The summary of the SCA’s judgement regarding vat on commercial accommodation

It is trite that the Value-Added Tax Act 89 of 1991 (the “Act”) imposes an obligation on vendors to charge VAT on the goods and services supplied by them. The Act does, however, also provide relief from this obligation, either in full or in part. The Supreme Court of Appeal, in Respublica v CSARS, dealt with the specific requirements in order for one to be entitled to the relief provided by section 10(10) of the Act. This provision entitles a vendor to VAT relief by only having to charge VAT on 60% of the consideration that it receives if certain conditions are met.

Put briefly, the facts of this case are that Respublica supplied accommodation, together with amenities, to TUT. TUT then further supplied this accommodation to TUT students. The taxpayer (“Respublica”) argued that the relief provided by Section 10(10) of the VAT Act applied to its taxable supplies and that it was therefore only obliged to charge VAT on 60% of the total consideration received from TUT under the lease agreement. SARS, however, disagreed. Section 10(10) provides that ‘Where domestic goods and services are supplied at an all-inclusive charge in any enterprise supplying commercial accommodation for an unbroken period exceeding 28 days, the consideration in money is deemed to be 60 per cent of the all-inclusive charge.’

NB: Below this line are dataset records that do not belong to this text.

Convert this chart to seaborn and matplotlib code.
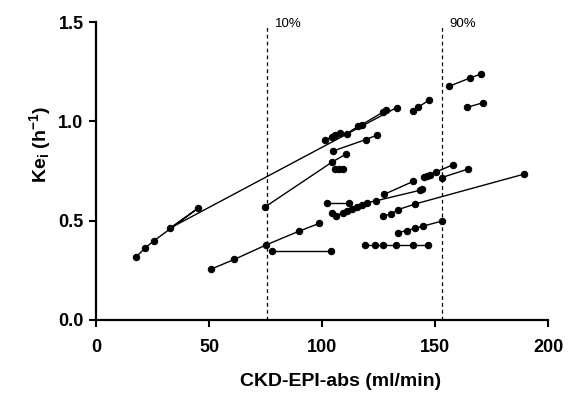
import matplotlib
matplotlib.use("Agg")
import matplotlib.pyplot as plt
import seaborn as sns
import pandas as pd

# ---- data ----
p1_x = [17.7, 21.7, 25.8, 45.2, 32.7, 133.0]
p1_y = [0.317, 0.362, 0.400, 0.563, 0.462, 1.069]
p2_x = [101.3, 104.3, 105.8, 108.0, 110.9, 116.1, 117.6, 127.1, 128.2]
p2_y = [0.905, 0.921, 0.930, 0.941, 0.938, 0.976, 0.983, 1.047, 1.055]
p3_x = [105.0, 119.3, 124.2]
p3_y = [0.851, 0.908, 0.930]
p4_x = [74.8, 104.6, 110.5]
p4_y = [0.569, 0.796, 0.834]
p5_x = [105.8, 107.7, 109.4]
p5_y = [0.759, 0.759, 0.759]
p6_x = [102.0, 112.1]
p6_y = [0.590, 0.590]
p7_x = [104.3, 106.0, 109.4, 111.0, 113.1, 115.3, 117.6, 119.8, 123.9, 143.4, 144.1]
p7_y = [0.539, 0.524, 0.541, 0.549, 0.558, 0.569, 0.581, 0.590, 0.600, 0.653, 0.658]
p8_x = [127.6, 140.4]
p8_y = [0.633, 0.698]
p9_x = [126.8, 130.4, 133.8, 141.2, 189.3]
p9_y = [0.523, 0.533, 0.556, 0.584, 0.734]
p10_x = [133.8, 137.4, 141.2, 144.6, 153.0]
p10_y = [0.440, 0.450, 0.461, 0.472, 0.498]
p11_x = [145.1, 146.3, 147.8, 150.4, 158.1]
p11_y = [0.720, 0.727, 0.732, 0.745, 0.782]
p12_x = [153.0, 164.4]
p12_y = [0.717, 0.759]
p13_x = [119.0, 123.5, 127.1, 132.7, 140.4, 147.0]
p13_y = [0.380, 0.380, 0.380, 0.380, 0.380, 0.380]
p14_x = [77.7, 104.0]
p14_y = [0.348, 0.348]
p15_x = [50.7, 61.2, 75.1, 89.8, 98.7]
p15_y = [0.255, 0.305, 0.377, 0.447, 0.486]
p16_x = [156.3, 165.5, 170.2]
p16_y = [1.177, 1.218, 1.238]
p17_x = [164.0, 171.4]
p17_y = [1.070, 1.094]
p18_x = [140.1, 142.6, 147.3]
p18_y = [1.052, 1.072, 1.106]

percentile_x = [75.8, 153.0]
percentile_labels = ["10%", "90%"]
x_ticks = [0, 50, 100, 150, 200]
y_ticks = [0.0, 0.5, 1.0, 1.5]

series = [(p1_x, p1_y), (p2_x, p2_y), (p3_x, p3_y), (p4_x, p4_y), (p5_x, p5_y),
          (p6_x, p6_y), (p7_x, p7_y), (p8_x, p8_y), (p9_x, p9_y), (p10_x, p10_y),
          (p11_x, p11_y), (p12_x, p12_y), (p13_x, p13_y), (p14_x, p14_y),
          (p15_x, p15_y), (p16_x, p16_y), (p17_x, p17_y), (p18_x, p18_y)]

rows = []
for pid, (xs, ys) in enumerate(series):
    for k, (xv, yv) in enumerate(zip(xs, ys)):
        rows.append({"patient": pid, "order": k, "x": xv, "y": yv})
df = pd.DataFrame(rows)

sns.set_style("ticks")
plt.rcParams["font.family"] = ["Liberation Sans", "DejaVu Sans"]
plt.rcParams["mathtext.default"] = "regular"
for key in ["text.color", "axes.labelcolor", "xtick.color", "ytick.color", "axes.edgecolor"]:
    plt.rcParams[key] = "black"

fig = plt.figure(figsize=(5.69, 3.99), dpi=100)
ax = fig.add_axes([96 / 569, 79 / 399, 452 / 569, 298 / 399])

sns.lineplot(data=df, x="x", y="y", units="patient", estimator=None, sort=False,
             color="black", linewidth=1.0, marker="o", markersize=4.6,
             markeredgecolor="black", markerfacecolor="black", ax=ax, legend=False)

for xv, lab in zip(percentile_x, percentile_labels):
    ax.axvline(xv, ymin=0, ymax=0.985, color="black", linestyle=(0, (3, 2.5)), linewidth=0.9)
    ax.text(xv + 3.5, 1.49, lab, fontsize=9.5, va="center", ha="left")

ax.set_xlim(0, 200)
ax.set_ylim(0, 1.5)
ax.set_xticks(x_ticks)
ax.set_yticks(y_ticks)
ax.set_xticklabels([str(t) for t in x_ticks], fontweight="bold", fontsize=13)
ax.set_yticklabels([f"{t:.1f}" for t in y_ticks], fontweight="bold", fontsize=13)
ax.set_xlabel("CKD-EPI-abs (ml/min)", fontweight="bold", fontsize=14)
ax.set_ylabel("Ke$_{i}$ (h$^{-1}$)", fontweight="bold", fontsize=14)
ax.xaxis.set_label_coords(0.54, -0.178)
ax.yaxis.set_label_coords(-0.095, 0.59)

for s in ["top", "right"]:
    ax.spines[s].set_visible(False)
for s in ["left", "bottom"]:
    ax.spines[s].set_linewidth(1.6)
    ax.spines[s].set_color("black")
ax.tick_params(axis="both", width=1.5, length=5, color="black")
ax.tick_params(axis="x", pad=9)
ax.tick_params(axis="y", pad=4)

fig.savefig("out.png", dpi=100)
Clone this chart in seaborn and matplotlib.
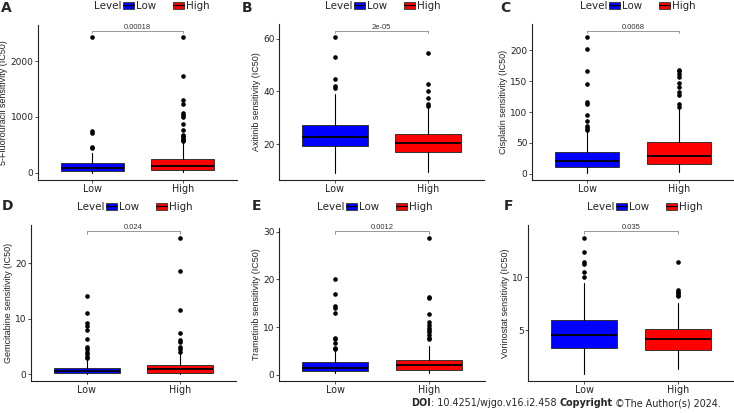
import matplotlib
matplotlib.use("Agg")
import matplotlib.pyplot as plt
import seaborn as sns
from matplotlib.patches import Patch
from matplotlib.lines import Line2D

# drugs, labels and p-values
drugs = ["5-Fluorouracil", "Axitinib", "Cisplatin", "Gemcitabine", "Trametinib", "Vorinostat"]
panel_letters = ["A", "B", "C", "D", "E", "F"]
p_values = ["0.00018", "2e-05", "0.0068", "0.024", "0.0012", "0.035"]
levels = ["Low", "High"]
level_colors = ["#0000FF", "#FF0000"]

# box summaries: [whisker low, q1, median, q3, whisker high]
fu_low = [3, 25, 90, 167, 345]
fu_high = [8, 48, 125, 251, 555]
axitinib_low = [9.3, 19.4, 22.6, 27.3, 38.9]
axitinib_high = [9.7, 17.1, 20.6, 23.8, 33.6]
cisplatin_low = [2, 11.8, 21.5, 35, 68]
cisplatin_high = [3, 15.6, 29, 51, 106]
gemcitabine_low = [0.02, 0.18, 0.6, 1.14, 2.6]
gemcitabine_high = [0.02, 0.3, 0.96, 1.7, 3.6]
trametinib_low = [0.35, 0.84, 1.47, 2.7, 5.0]
trametinib_high = [0.4, 1.05, 1.96, 3.2, 6.1]
vorinostat_low = [0.82, 3.26, 4.49, 5.95, 9.5]
vorinostat_high = [1.3, 3.1, 4.1, 5.1, 7.6]

# outliers
fu_low_out = [440, 465, 704, 746, 2436]
fu_high_out = [570, 590, 610, 635, 657, 675, 764, 872, 991, 1030, 1063, 1230, 1301, 1731, 2436]
axitinib_low_out = [41.2, 42.1, 44.6, 52.9, 60.7]
axitinib_high_out = [34.5, 35.1, 37.4, 40.3, 42.8, 54.4]
cisplatin_low_out = [71, 75, 77, 86, 95, 113, 116.7, 145, 166, 201, 220.4]
cisplatin_high_out = [108.6, 113, 127, 133, 140, 147, 156, 162, 166, 168]
gemcitabine_low_out = [2.9, 3.2, 3.6, 4.1, 4.5, 5.0, 6.4, 8.0, 8.7, 9.2, 11.0, 14.1]
gemcitabine_high_out = [4.1, 4.5, 5.0, 5.9, 6.2, 7.5, 11.5, 18.6, 24.5]
trametinib_low_out = [5.4, 5.6, 6.7, 7.5, 7.8, 13.0, 14.1, 14.4, 16.9, 20.1]
trametinib_high_out = [7.6, 7.8, 8.4, 8.9, 9.4, 9.9, 10.5, 11.0, 12.8, 16.1, 16.4, 28.8]
vorinostat_low_out = [10.0, 10.5, 11.3, 11.5, 12.37, 13.77]
vorinostat_high_out = [8.2, 8.3, 8.5, 8.6, 8.8, 11.5]

y_ticks = [[0, 1000, 2000], [20, 40, 60], [0, 50, 100, 150, 200],
           [0, 10, 20], [0, 10, 20, 30], [5, 10]]

boxes = [(fu_low, fu_high), (axitinib_low, axitinib_high), (cisplatin_low, cisplatin_high),
         (gemcitabine_low, gemcitabine_high), (trametinib_low, trametinib_high),
         (vorinostat_low, vorinostat_high)]
outs = [(fu_low_out, fu_high_out), (axitinib_low_out, axitinib_high_out),
        (cisplatin_low_out, cisplatin_high_out), (gemcitabine_low_out, gemcitabine_high_out),
        (trametinib_low_out, trametinib_high_out), (vorinostat_low_out, vorinostat_high_out)]

# layout (pixels of a 734x413 canvas)
W, H = 734, 413
panel_px = [(38, 237, 180, 25), (279, 484, 180, 24), (532, 734, 180, 24),
            (31, 236, 381, 225), (279, 485, 381, 228), (528, 734, 381, 225)]
y_limits = [(-131, 2647), (6.5, 65.5), (-9.7, 242), (-1.2, 26.9), (-1.3, 30.8), (0.16, 14.97)]
bracket = [(2498, 2545), (62.0, 63.0), (227, 231), (25.3, 25.8), (29.6, 30.2), (14.1, 14.4)]
letter_px = [(1, 8), (242, 8), (500, 8), (2, 206), (252, 206), (504, 206)]
legend_px = [(123, 6), (354, 6), (609, 6), (106, 207), (346, 207), (616, 207)]

sns.set_theme(style="ticks")
plt.rcParams['font.family'] = ['DejaVu Sans']

fig = plt.figure(figsize=(W / 100, H / 100), dpi=100)

for i, drug in enumerate(drugs):
    l, r, b, t = panel_px[i]
    ax = fig.add_axes([l / W, 1 - b / H, (r - l) / W, (b - t) / H])
    stats = []
    for j in range(2):
        lo, q1, med, q3, hi = boxes[i][j]
        stats.append(dict(whislo=lo, q1=q1, med=med, q3=q3, whishi=hi, fliers=outs[i][j]))
    bp = ax.bxp(stats, positions=[0, 1], widths=0.7, patch_artist=True,
                boxprops=dict(edgecolor="#333333", linewidth=0.7),
                medianprops=dict(color="black", linewidth=1.3),
                whiskerprops=dict(color="black", linewidth=0.8),
                capprops=dict(linewidth=0),
                flierprops=dict(marker="o", markersize=2.3, markerfacecolor="black",
                                markeredgecolor="black", linestyle="none"))
    for patch, c in zip(bp["boxes"], level_colors):
        patch.set_facecolor(c)

    ax.set_xlim(-0.6, 1.6)
    ax.set_ylim(*y_limits[i])
    ax.set_xticks([0, 1])
    ax.set_xticklabels(levels, fontsize=6.9, color="#222222")
    ax.set_yticks(y_ticks[i])
    ax.tick_params(axis="y", labelsize=6.5, labelcolor="#222222")
    ax.tick_params(length=2.2, width=0.6, color="#333333", pad=1)
    ax.set_ylabel(f"{drug} sensitivity (IC50)", fontsize=6.5, family="Liberation Sans",
                  color="#222222", labelpad=1.5)
    sns.despine(ax=ax)
    for s in ["left", "bottom"]:
        ax.spines[s].set_color("#222222")
        ax.spines[s].set_linewidth(0.8)

    # p-value bracket
    y0, y1 = bracket[i]
    ax.plot([0, 0, 1, 1], [y0, y1, y1, y0], color="#888888", lw=0.6, clip_on=False)
    ax.text(0.5, y1, p_values[i], ha="center", va="bottom", fontsize=5.5,
            family="Liberation Sans", color="#333333")

    # panel letter
    lx, ly = letter_px[i]
    fig.text(lx / W, 1 - ly / H, panel_letters[i], fontsize=10, fontweight="bold",
             ha="left", va="center")

    # legend
    gx, gy = legend_px[i]
    handles = [(Patch(facecolor=c, edgecolor="#333333", lw=0.6),
                Line2D([], [], color="black", lw=0.9)) for c in level_colors]
    fig.legend(handles, levels, loc="center left", bbox_to_anchor=(gx / W, 1 - gy / H),
               ncol=2, frameon=False, fontsize=7.4, handlelength=1.05, handleheight=0.75,
               handletextpad=0.25, columnspacing=1.6, borderpad=0, borderaxespad=0)
    fig.text((gx - 1.5) / W, 1 - gy / H, "Level", fontsize=7.5, ha="right", va="center")

# footer
foot_y = 1 - 403.5 / H
t1 = fig.text(411 / W, foot_y, "DOI", fontsize=6.95, fontweight="bold", va="center")
t2 = fig.text(0, foot_y, ": 10.4251/wjgo.v16.i2.458 ", fontsize=6.95, va="center")
t3 = fig.text(0, foot_y, "Copyright", fontsize=6.95, fontweight="bold", va="center")
t4 = fig.text(0, foot_y, " \u00a9The Author(s) 2024.", fontsize=6.95, va="center")
fig.canvas.draw()
rend = fig.canvas.get_renderer()
prev = t1
for t in [t2, t3, t4]:
    bb = prev.get_window_extent(rend)
    t.set_position((bb.x1 / fig.bbox.width, foot_y))
    prev = t

fig.savefig("out.png", dpi=100)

This matter ultimately concerned the proper characterisation, for value-added tax (VAT) purposes, of the supply of a building and related goods and services to an educational institution under a written agreement, more particularly, whether that supply amounted to the supply of ‘commercial accommodation’ as defined in s 1 of the Act.

Section 10(10) finds application where a vendor supplies, inter alia, ‘commercial accommodation’. Commercial accommodation is essentially defined in the VAT Act as lodging or board and lodging, together with domestic goods and services, in any house, flat, apartment, room, hotel, motel, inn, guest house, boarding house, residential establishment, holiday accommodation unit, chalet, tent, caravan, camping site, houseboat, or similar establishment, which is regularly and systematically supplied.

Respublica contended that its supply to TUT met the definition of commercial accommodation, because the accommodation supplied by it was used by the students, who were in truth the ‘lodgers’.

The Court, however, stated that Respublica’s contention fails to take proper account of the nature of the contractual arrangements and conflates two distinct supplies. On this point, the court went on to state that two distinct legal relationships were contemplated. The first, between Respublica and TUT and, the second, between TUT and its students and holiday visitors. In terms of the first, there was a 5-year renewable lease of immovable property by Respublica to TUT, together with an undertaking to provide specified services and utilities to the property. The second contemplated numerous shorter term agreements between TUT and its students and holiday visitors in terms of which the former provided accommodation to those persons. There was no contractual relationship between Respublica and the students or holiday visitors for the lease of the premises or the provision of accommodation. The students looked to TUT for a place in the residence, which the latter hired from Respublica. TUT made a separate supply of accommodation to its students.

The Court concluded by stating that the test for whether Respublica supplied lodging cannot be whether the end-use of the property under the second set of supplies by TUT was temporary in nature or constituted the supply of lodgings to the students. The relevant contractual rights and obligations were those as between Respublica and TUT, and did not involve the supply of temporary accommodation. The fact that TUT supplied temporary accommodation in the form of lodging to its students is therefore irrelevant.

In addition to finding that Respublica did not supply commercial accommodation to the students, the Court further concluded that On the ordinary meaning of the word, a ‘lodger’ is a natural person who actually takes up temporary accommodation. If so, lodging cannot be provided to a juristic person. Hence, Respublica could not be said to have supplied commercial accommodation to TUT.

Accordingly, as the supply by Respublica to TUT does not meet the first requirement of the ‘commercial accommodation’ definition that suffices to determine the appeal against it.

The takeaway:

When determining whether section 10(10) of the VAT Act finds application to one’s taxable supplies, the relevant contractual rights and obligations to consider are those as between one and one’s customer. The supplies rendered by one’s customers are therefore not of relevance in determining the applicability of section 10(10) to one’s vatable supplies. This case also suggests that section10(10) will not find application in cases where supply is being rendered to a juristic person.